日本のすがた・かたち

2019年1月26日
寝た正月

 

果てない宇宙のような空間に,建築だろうか、ゆっくり回転しながら近づいては遠ざかって行く。
数百もあるだろうか、確かに皆見覚えがある。
手の届くところに禅寺の塊が来た。
それは木でできた模型のようで、木組みも確かな出来栄えだ。
住宅も茶室も近づいては遠ざかって行く。
私は宇宙遊泳するようにその建築の間をさまよっていた。

 

正月の5日から高熱を発し、一週間休んでいました。
どうも毎年の正月休みは体調を崩すことが多く、今年も同じ半月でした。
高熱でうなされていた時に観た幻覚と妄想の、回転しながら漂っていた建築は、気が付けば全て今まで自分で設計してきた建築でした。
(まあ、50年も設計していれば…)

 

その中に金に輝くUFOのような建築がありました。
それは現在取り組んでいる「茶の湯のステージ「三島御寮」造営計画」のマスコットキャラクターでした。

 

我が思う建築家を目指して50年。未だその途上にありますが、ひとついえることは「私も仕上げの時期に入ったようだ」と思うことでした。
建築は、基礎造りから始まり、本体架構、仕上げの工程を経て完成します。
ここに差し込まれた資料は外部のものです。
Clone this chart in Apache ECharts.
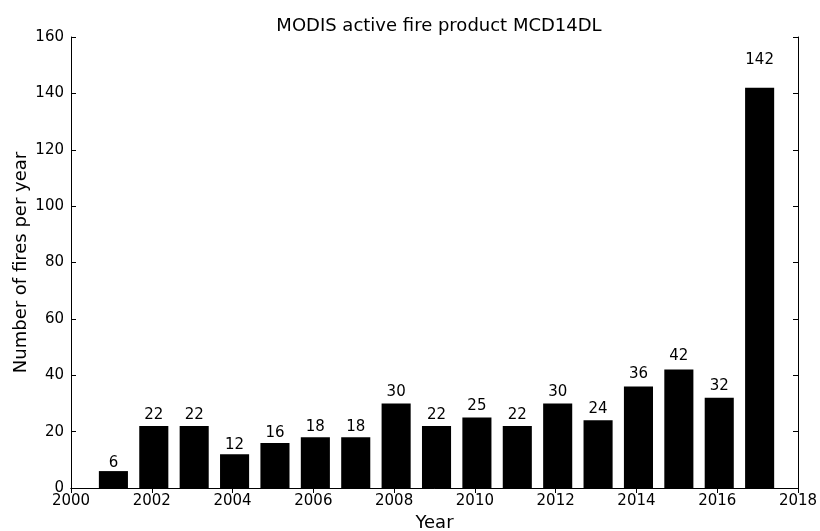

左官工事に例えていえば、下地、中塗り、仕上げの工程となり、私の仕事も仕上げの時期を迎えたということです。
年齢もさることながら、漸くやることが手に取るように見えてきた、そのことの実感に直結しています。このリアルさは胸を熱くし、命をかきたてるエネルギーに満ちています。

 

「人間の幸不幸は心が決める」、とは先賢の言。それも健康があっての相談で、弱った体力や認知を得ていたら、心の判断は難しく、また何人もそれを避けることはできません。

 

この寝た正月、高熱妄想世界に浮遊しながら唄った都々逸
  〽 ボケた振りしてお尻をさわる「オジイちゃん、オイタしちゃダメよ!」
     「ん、」にっ、と笑って舌を出す

 

唄いながら、ようやく設計図に向っている毎日です。